▸ OBJECTIVE: Skip all pictures. Write out the data below from its first line through the line that contains "16.7, 16.7, 16.7]".

═════ DATASET SECTION ═════

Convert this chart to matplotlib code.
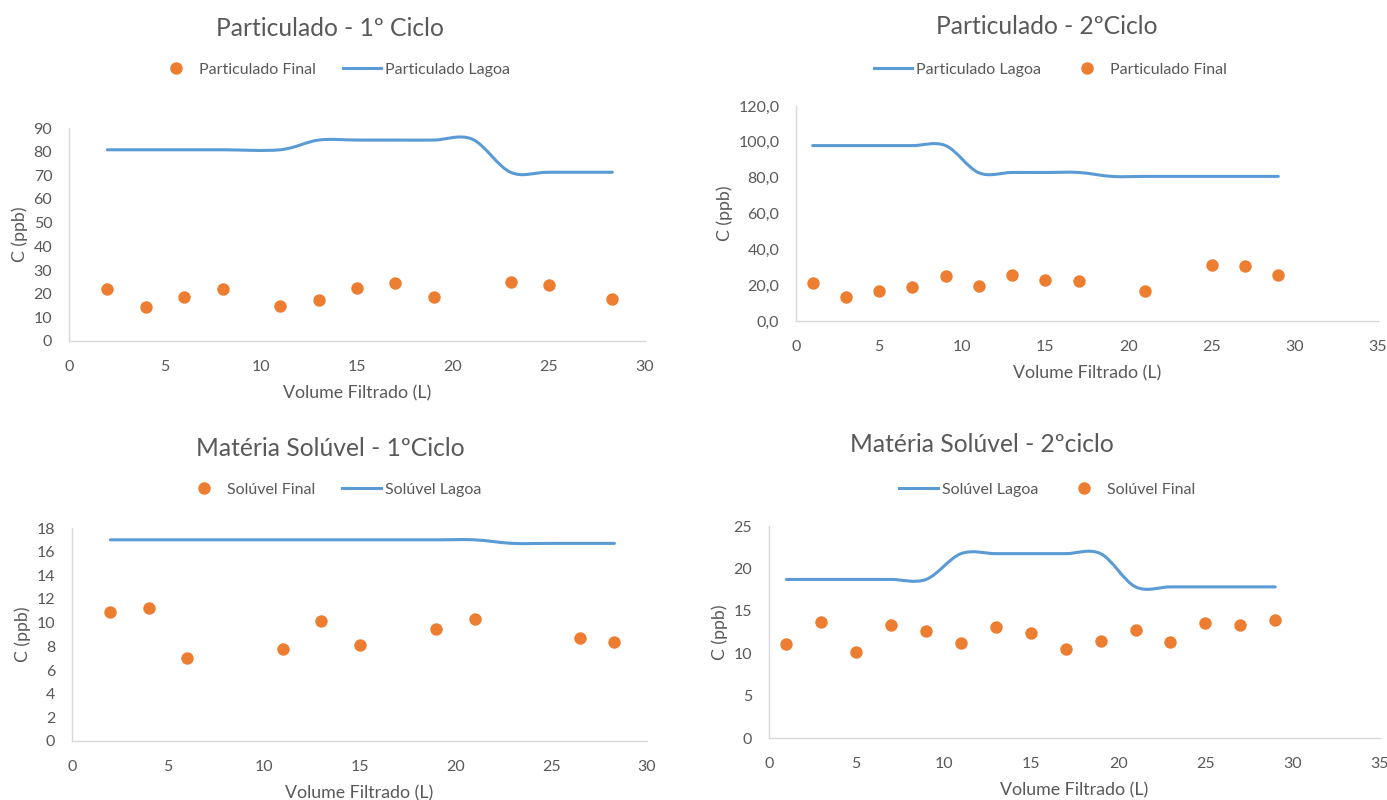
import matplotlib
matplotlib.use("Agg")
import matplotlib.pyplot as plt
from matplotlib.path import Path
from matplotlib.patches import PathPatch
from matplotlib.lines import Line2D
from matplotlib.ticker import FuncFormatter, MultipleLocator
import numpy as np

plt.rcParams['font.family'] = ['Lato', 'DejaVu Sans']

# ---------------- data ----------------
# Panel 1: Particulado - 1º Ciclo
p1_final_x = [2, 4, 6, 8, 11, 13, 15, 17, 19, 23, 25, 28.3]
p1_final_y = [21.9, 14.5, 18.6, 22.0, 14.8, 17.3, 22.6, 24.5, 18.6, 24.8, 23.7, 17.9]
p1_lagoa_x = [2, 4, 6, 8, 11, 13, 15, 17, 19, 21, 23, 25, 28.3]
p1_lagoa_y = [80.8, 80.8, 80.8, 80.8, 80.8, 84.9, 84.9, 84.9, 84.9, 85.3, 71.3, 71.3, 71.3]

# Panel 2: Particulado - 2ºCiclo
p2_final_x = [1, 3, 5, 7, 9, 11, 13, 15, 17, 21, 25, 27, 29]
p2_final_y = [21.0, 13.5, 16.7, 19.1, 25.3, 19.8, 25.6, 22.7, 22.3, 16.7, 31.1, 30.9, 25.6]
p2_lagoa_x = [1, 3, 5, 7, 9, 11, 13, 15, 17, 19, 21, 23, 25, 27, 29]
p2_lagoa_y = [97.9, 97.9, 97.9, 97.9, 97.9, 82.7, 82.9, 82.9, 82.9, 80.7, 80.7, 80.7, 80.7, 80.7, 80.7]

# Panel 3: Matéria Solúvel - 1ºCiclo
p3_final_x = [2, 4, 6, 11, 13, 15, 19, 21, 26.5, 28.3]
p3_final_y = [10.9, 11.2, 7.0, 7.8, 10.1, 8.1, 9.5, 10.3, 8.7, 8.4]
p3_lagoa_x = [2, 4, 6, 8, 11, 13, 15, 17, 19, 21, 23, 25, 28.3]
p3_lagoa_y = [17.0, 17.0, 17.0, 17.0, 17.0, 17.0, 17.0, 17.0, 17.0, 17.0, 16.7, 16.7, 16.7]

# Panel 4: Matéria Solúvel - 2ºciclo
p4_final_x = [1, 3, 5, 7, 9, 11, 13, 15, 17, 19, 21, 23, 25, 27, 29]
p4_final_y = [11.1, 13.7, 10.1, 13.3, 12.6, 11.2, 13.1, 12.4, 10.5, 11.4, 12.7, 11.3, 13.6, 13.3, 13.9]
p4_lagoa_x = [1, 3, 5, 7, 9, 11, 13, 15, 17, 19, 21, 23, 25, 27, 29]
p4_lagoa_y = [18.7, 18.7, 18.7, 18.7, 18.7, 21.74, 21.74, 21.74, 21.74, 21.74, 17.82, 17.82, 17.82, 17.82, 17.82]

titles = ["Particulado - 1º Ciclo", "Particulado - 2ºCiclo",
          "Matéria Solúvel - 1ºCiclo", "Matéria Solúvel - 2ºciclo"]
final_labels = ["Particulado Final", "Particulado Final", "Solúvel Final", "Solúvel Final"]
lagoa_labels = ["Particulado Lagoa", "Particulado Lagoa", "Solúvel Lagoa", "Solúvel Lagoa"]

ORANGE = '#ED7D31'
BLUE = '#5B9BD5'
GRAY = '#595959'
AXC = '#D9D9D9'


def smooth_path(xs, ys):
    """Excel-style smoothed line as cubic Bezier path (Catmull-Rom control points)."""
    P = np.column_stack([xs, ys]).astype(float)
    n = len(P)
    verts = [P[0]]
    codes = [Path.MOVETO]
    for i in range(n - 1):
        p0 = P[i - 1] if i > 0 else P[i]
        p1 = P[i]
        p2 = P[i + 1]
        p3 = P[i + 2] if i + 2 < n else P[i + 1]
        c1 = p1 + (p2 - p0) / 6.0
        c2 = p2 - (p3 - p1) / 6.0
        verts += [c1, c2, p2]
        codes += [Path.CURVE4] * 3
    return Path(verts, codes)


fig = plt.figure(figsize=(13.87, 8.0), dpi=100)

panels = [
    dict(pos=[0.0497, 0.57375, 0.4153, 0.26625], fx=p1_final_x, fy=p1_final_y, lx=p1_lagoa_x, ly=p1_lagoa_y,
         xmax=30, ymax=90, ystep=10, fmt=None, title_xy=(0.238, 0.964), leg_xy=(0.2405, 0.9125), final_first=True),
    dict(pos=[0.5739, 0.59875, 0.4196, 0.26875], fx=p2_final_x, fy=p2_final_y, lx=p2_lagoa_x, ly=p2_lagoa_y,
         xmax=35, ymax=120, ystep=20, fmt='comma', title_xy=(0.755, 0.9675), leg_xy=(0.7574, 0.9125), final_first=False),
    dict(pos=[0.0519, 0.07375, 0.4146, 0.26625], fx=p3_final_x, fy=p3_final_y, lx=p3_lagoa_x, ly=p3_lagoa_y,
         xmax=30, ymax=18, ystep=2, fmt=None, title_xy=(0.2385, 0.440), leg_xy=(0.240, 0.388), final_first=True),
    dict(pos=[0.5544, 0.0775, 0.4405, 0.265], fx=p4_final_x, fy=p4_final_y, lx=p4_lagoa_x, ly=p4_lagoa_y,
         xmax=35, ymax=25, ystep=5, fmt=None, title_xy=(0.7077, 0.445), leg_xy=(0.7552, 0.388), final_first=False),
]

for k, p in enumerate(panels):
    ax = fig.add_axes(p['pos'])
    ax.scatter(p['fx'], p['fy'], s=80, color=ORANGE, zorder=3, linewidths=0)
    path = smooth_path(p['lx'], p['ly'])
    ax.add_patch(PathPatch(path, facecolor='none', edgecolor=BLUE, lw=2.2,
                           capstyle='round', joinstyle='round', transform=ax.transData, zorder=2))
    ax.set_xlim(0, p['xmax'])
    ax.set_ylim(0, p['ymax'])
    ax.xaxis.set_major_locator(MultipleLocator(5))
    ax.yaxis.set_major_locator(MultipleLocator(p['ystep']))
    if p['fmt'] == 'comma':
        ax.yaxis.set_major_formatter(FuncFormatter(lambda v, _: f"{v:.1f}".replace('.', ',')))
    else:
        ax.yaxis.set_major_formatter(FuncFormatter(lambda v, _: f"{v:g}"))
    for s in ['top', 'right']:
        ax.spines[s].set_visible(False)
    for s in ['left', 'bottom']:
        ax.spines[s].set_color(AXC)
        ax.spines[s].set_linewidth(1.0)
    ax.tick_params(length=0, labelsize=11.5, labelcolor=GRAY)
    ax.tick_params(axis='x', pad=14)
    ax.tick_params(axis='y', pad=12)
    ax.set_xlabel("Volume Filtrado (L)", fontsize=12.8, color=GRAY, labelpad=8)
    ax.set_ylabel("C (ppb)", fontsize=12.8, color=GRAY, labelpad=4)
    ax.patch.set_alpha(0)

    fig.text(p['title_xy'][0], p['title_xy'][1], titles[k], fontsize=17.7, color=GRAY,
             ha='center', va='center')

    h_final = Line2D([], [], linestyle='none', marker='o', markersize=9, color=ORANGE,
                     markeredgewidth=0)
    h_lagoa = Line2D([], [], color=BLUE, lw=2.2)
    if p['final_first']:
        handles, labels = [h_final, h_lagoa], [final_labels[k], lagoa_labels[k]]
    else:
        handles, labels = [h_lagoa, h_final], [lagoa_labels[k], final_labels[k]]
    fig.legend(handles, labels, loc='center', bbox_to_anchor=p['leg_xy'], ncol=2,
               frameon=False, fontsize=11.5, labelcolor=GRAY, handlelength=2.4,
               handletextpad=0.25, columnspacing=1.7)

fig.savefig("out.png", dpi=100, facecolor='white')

═════

▸ TASK RESULT:
Convert this chart to matplotlib code.
import matplotlib
matplotlib.use("Agg")
import matplotlib.pyplot as plt
from matplotlib.path import Path
from matplotlib.patches import PathPatch
from matplotlib.lines import Line2D
from matplotlib.ticker import FuncFormatter, MultipleLocator
import numpy as np

plt.rcParams['font.family'] = ['Lato', 'DejaVu Sans']

# ---------------- data ----------------
# Panel 1: Particulado - 1º Ciclo
p1_final_x = [2, 4, 6, 8, 11, 13, 15, 17, 19, 23, 25, 28.3]
p1_final_y = [21.9, 14.5, 18.6, 22.0, 14.8, 17.3, 22.6, 24.5, 18.6, 24.8, 23.7, 17.9]
p1_lagoa_x = [2, 4, 6, 8, 11, 13, 15, 17, 19, 21, 23, 25, 28.3]
p1_lagoa_y = [80.8, 80.8, 80.8, 80.8, 80.8, 84.9, 84.9, 84.9, 84.9, 85.3, 71.3, 71.3, 71.3]

# Panel 2: Particulado - 2ºCiclo
p2_final_x = [1, 3, 5, 7, 9, 11, 13, 15, 17, 21, 25, 27, 29]
p2_final_y = [21.0, 13.5, 16.7, 19.1, 25.3, 19.8, 25.6, 22.7, 22.3, 16.7, 31.1, 30.9, 25.6]
p2_lagoa_x = [1, 3, 5, 7, 9, 11, 13, 15, 17, 19, 21, 23, 25, 27, 29]
p2_lagoa_y = [97.9, 97.9, 97.9, 97.9, 97.9, 82.7, 82.9, 82.9, 82.9, 80.7, 80.7, 80.7, 80.7, 80.7, 80.7]

# Panel 3: Matéria Solúvel - 1ºCiclo
p3_final_x = [2, 4, 6, 11, 13, 15, 19, 21, 26.5, 28.3]
p3_final_y = [10.9, 11.2, 7.0, 7.8, 10.1, 8.1, 9.5, 10.3, 8.7, 8.4]
p3_lagoa_x = [2, 4, 6, 8, 11, 13, 15, 17, 19, 21, 23, 25, 28.3]
p3_lagoa_y = [17.0, 17.0, 17.0, 17.0, 17.0, 17.0, 17.0, 17.0, 17.0, 17.0, 16.7, 16.7, 16.7]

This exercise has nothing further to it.